MJ Hudson, the alternatives asset management consultancy, has released a guide detailing how to sell a fund interest and maximise price in an auction process.
The 46-page document – Catalogue of the secondaries market: A Guide to the sale of private equity fund interests – took one year to compile and includes a step-by-step checklist for potential sellers of fund stakes, details how auction processes are run, outlines required documentation and tax and legal considerations, and includes a model non-disclosure agreement and offer letter.
“We wanted to try to educate the industry – it’s still a pretty dark market, as information doesn’t flow around that well,” Eamon Devlin, a partner at the firm, told Secondaries Investor. “We tried to find something useful, particularly to the more private holders of interests such as family offices and pension funds who might be looking to sell [stakes].”
MJ Hudson plans to distribute the guide later in the first quarter.
For potential sellers, MJ Hudson suggests a step-by-step process that involves:
- Cataloguing the assets for sale
- Deciding on whether to appoint an intermediary
- Appointing lawyers and tax advisors
- Completing technical preparations such as a data room of relevant documents for the fund interests for sale, including LPAs, co-investment agreements, side letters and th latest financial reports
- Conducting preliminary due diligence
Sellers should be aware of notice periods for a transfer; any right of first refusal clauses; whether a buyer needs to be considered creditworthy; restrictions on who can purchase the fund interest; and costs, among others.

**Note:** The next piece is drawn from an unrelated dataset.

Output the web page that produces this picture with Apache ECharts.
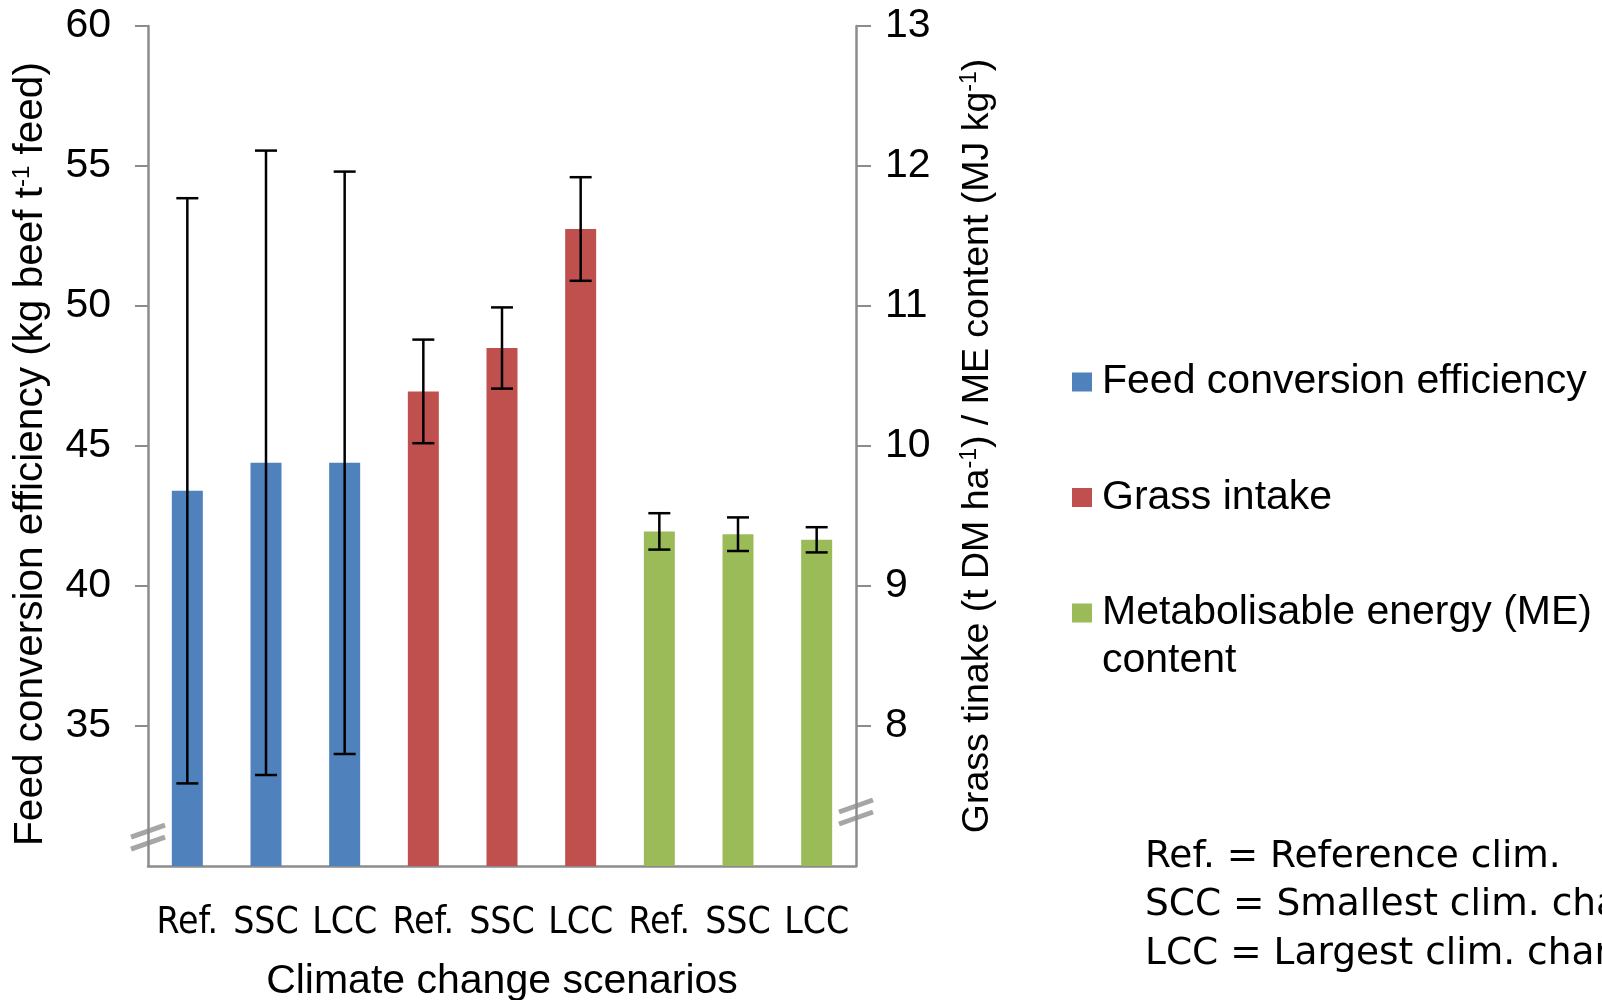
<!DOCTYPE html>
<html>
<head>
<meta charset="utf-8">
<script src="https://cdn.jsdelivr.net/npm/echarts@6/dist/echarts.min.js"></script>
<style>
  html, body { margin: 0; padding: 0; background: #fff; }
  #chart { width: 1602px; height: 1000px; }
</style>
</head>
<body>
<div id="chart"></div>
<script>
// scenarios, three per variable
var categories = ['Ref.', 'SSC', 'LCC', 'Ref.', 'SSC', 'LCC', 'Ref.', 'SSC', 'LCC']

// feed conversion efficiency (left axis)
var feedValues = [43.4, 44.4, 44.4]
var feedErrors = [10.45, 11.15, 10.4]
// grass intake (right axis)
var grassValues = [10.39, 10.7, 11.55]
var grassErrors = [0.37, 0.29, 0.37]
// metabolisable energy content (right axis)
var meValues = [9.39, 9.37, 9.33]
var meErrors = [0.13, 0.12, 0.09]

var leftTicks = { min: 30, max: 60, interval: 5 }
var rightTicks = { min: 7, max: 13, interval: 1 }

var seriesNames = ['Feed conversion efficiency', 'Grass intake', 'Metabolisable energy (ME) content']
var colors = ['#4f81bd', '#c0504d', '#9bbb59']

var notes = ['Ref. = Reference clim.', 'SCC = Smallest clim. change', 'LCC = Largest clim. change']

var axisGray = '#8c8c8c'

// put a group's values into its three slots of the nine categories
function placeValues(values, offset) {
  var out = categories.map(function () { return '-' })
  values.forEach(function (v, i) { out[offset + i] = v })
  return out
}

function errorData(values, errors, offset) {
  return values.map(function (v, i) {
    return [offset + i, v - errors[i], v + errors[i]]
  })
}

function renderErrorBar(params, api) {
  var lo = api.coord([api.value(0), api.value(1)])
  var hi = api.coord([api.value(0), api.value(2)])
  var half = 11
  var style = { stroke: '#000', lineWidth: 2.5 }
  return {
    type: 'group',
    children: [
      { type: 'line', shape: { x1: hi[0], y1: hi[1], x2: lo[0], y2: lo[1] }, style: style },
      { type: 'line', shape: { x1: hi[0] - half, y1: hi[1], x2: hi[0] + half, y2: hi[1] }, style: style },
      { type: 'line', shape: { x1: lo[0] - half, y1: lo[1], x2: lo[0] + half, y2: lo[1] }, style: style }
    ]
  }
}

function barSeries(idx, values, offset, yAxisIndex) {
  return {
    name: seriesNames[idx],
    type: 'bar',
    yAxisIndex: yAxisIndex,
    barWidth: 31,
    barGap: '-100%',
    itemStyle: { color: colors[idx] },
    data: placeValues(values, offset)
  }
}

function errSeries(values, errors, offset, yAxisIndex) {
  return {
    type: 'custom',
    yAxisIndex: yAxisIndex,
    renderItem: renderErrorBar,
    encode: { x: 0, y: [1, 2] },
    z: 5,
    silent: true,
    data: errorData(values, errors, offset)
  }
}

var myChart = echarts.init(document.getElementById('chart'))

var option = {
  animation: false,
  grid: { left: 148, right: 746, top: 26, bottom: 134, containLabel: false, outerBoundsMode: 'none' },
  legend: {
    orient: 'vertical',
    left: 1072,
    top: 360,
    itemWidth: 20,
    itemHeight: 19,
    itemGap: 71.5,
    icon: 'rect',
    padding: 0,
    data: seriesNames,
    formatter: function (name) {
      return name === seriesNames[2] ? 'Metabolisable energy (ME)' : name
    },
    textStyle: {
      fontFamily: 'Liberation Sans',
      fontSize: 41,
      lineHeight: 44,
      color: '#000',
      padding: [0, 0, 0, 5]
    }
  },
  xAxis: {
    type: 'category',
    data: categories,
    name: 'Climate change scenarios',
    nameLocation: 'middle',
    nameGap: 95,
    nameTextStyle: { fontFamily: 'Liberation Sans', fontSize: 41, color: '#000' },
    axisLine: { lineStyle: { color: axisGray, width: 2.5 } },
    axisTick: { length: 13, lineStyle: { color: axisGray, width: 2 } },
    axisLabel: {
      interval: 0,
      margin: 39,
      fontFamily: "'DejaVu Sans Condensed', 'DejaVu Sans'",
      fontSize: 37,
      color: '#000'
    }
  },
  yAxis: [
    {
      type: 'value',
      min: leftTicks.min,
      max: leftTicks.max,
      interval: leftTicks.interval,
      name: 'Feed conversion efficiency (kg beef t{sup|-1} feed)',
      nameLocation: 'middle',
      nameRotate: 90,
      nameGap: 96,
      nameTextStyle: {
        fontFamily: 'Liberation Sans',
        fontSize: 40.5,
        lineHeight: 42,
        color: '#000',
        padding: [0, 16, 0, 0],
        rich: { sup: { fontFamily: 'Liberation Sans', fontSize: 24, lineHeight: 24, verticalAlign: 'top', color: '#000' } }
      },
      axisLine: { show: true, lineStyle: { color: axisGray, width: 2.5 } },
      axisTick: { show: true, length: 13, lineStyle: { color: axisGray, width: 2 } },
      splitLine: { show: false },
      axisLabel: {
        showMinLabel: false,
        margin: 37,
        fontFamily: 'Liberation Sans',
        fontSize: 41,
        color: '#000'
      }
    },
    {
      type: 'value',
      position: 'right',
      min: rightTicks.min,
      max: rightTicks.max,
      interval: rightTicks.interval,
      name: 'Grass tinake (t DM ha{sup|-1}) / ME content (MJ kg{sup|-1})',
      nameLocation: 'middle',
      nameRotate: 90,
      nameGap: 102,
      nameTextStyle: {
        fontFamily: 'Liberation Sans',
        fontSize: 37.5,
        lineHeight: 40,
        color: '#000',
        rich: { sup: { fontFamily: 'Liberation Sans', fontSize: 23, lineHeight: 23, verticalAlign: 'top', color: '#000' } }
      },
      axisLine: { show: true, lineStyle: { color: axisGray, width: 2.5 } },
      axisTick: { show: true, length: 15, lineStyle: { color: axisGray, width: 2 } },
      splitLine: { show: false },
      axisLabel: {
        showMinLabel: false,
        margin: 29,
        fontFamily: 'Liberation Sans',
        fontSize: 41,
        color: '#000'
      }
    }
  ],
  series: [
    barSeries(0, feedValues, 0, 0),
    barSeries(1, grassValues, 3, 1),
    barSeries(2, meValues, 6, 1),
    errSeries(feedValues, feedErrors, 0, 0),
    errSeries(grassValues, grassErrors, 3, 1),
    errSeries(meValues, meErrors, 6, 1)
  ]
}

myChart.setOption(option)

// axis break marks and side texts
function breakMark(axisIndex, value) {
  var q = {}
  q['yAxisIndex'] = axisIndex
  var y = myChart.convertToPixel(q, value)
  var x = myChart.convertToPixel({ xAxisIndex: 0 }, axisIndex === 0 ? 0 : categories.length - 1)
  var half = myChart.convertToPixel({ xAxisIndex: 0 }, 1) - myChart.convertToPixel({ xAxisIndex: 0 }, 0)
  var ax = axisIndex === 0 ? x - half / 2 : x + half / 2
  var style = { stroke: '#a6a6a6', lineWidth: 5 }
  return [
    { type: 'line', shape: { x1: ax - 17, y1: y + 2, x2: ax + 17, y2: y - 10 }, style: style },
    { type: 'line', shape: { x1: ax - 17, y1: y + 14, x2: ax + 17, y2: y + 2 }, style: style }
  ]
}

var graphics = breakMark(0, 31.1).concat(breakMark(1, 7.4))
graphics.push({
  type: 'text',
  left: 1102,
  top: 640,
  style: { text: 'content', font: '41px "Liberation Sans"', fill: '#000' }
})
graphics.push({
  type: 'text',
  left: 1145,
  top: 833,
  style: {
    text: notes.join('\n'),
    font: '37.5px "DejaVu Sans"',
    lineHeight: 48.5,
    fill: '#000'
  }
})

myChart.setOption({ graphic: graphics })
</script>
</body>
</html>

A £5,000 ($6,489; €5,827) flat transfer fee per fund stake is “relatively commonplace”, the guide notes.
“Ensure you have the full list of closing conditions from the fund manager – you don’t want to delay a transfer of an interest because the fees for the GP’s counsel have not yet been paid,” warns Devlin.
The guide also suggests nine areas sellers should consider when valuing a fund interest – including the funding ratio, the fund’s vintage, how levered the underlying portfolio companies are and whether the purchase price is paid upfront or is deferred – as well as steps involved in an auction process.
“[A]lthough the move to higher pricing has been common to the secondaries market as a whole, the terms for individual transactions vary significantly from market averages and many factors come into play,” the guide cautions.
It also covers UK stamp duty and ways to mitigate this, such as arranging execution and retention of the key transfer documents outside of the UK, though it warns that this is not a surefire way to escape liability.
In the US, the guide outlines the consequences of effectively connected income, Foreign Investment in US Real Property and publicly traded partnerships regulation on secondaries transactions – all issues that can thwart or delay the transfer of a fund interest.
In closing a deal, there are at least four issues that could delay this process, the guide warns. These are ROFR clauses, PTP issues, end of quarter transfer requirements and payment of the GP’s costs.
The guide focuses on selling interests by way of auction as successful secondaries sales are mostly completed this way, it notes. As the goal of an auction is to encourage buyers to increase their bids to the highest level, selling a fund interest is “a little like selling a piece of fine art”, MJ Hudson concludes.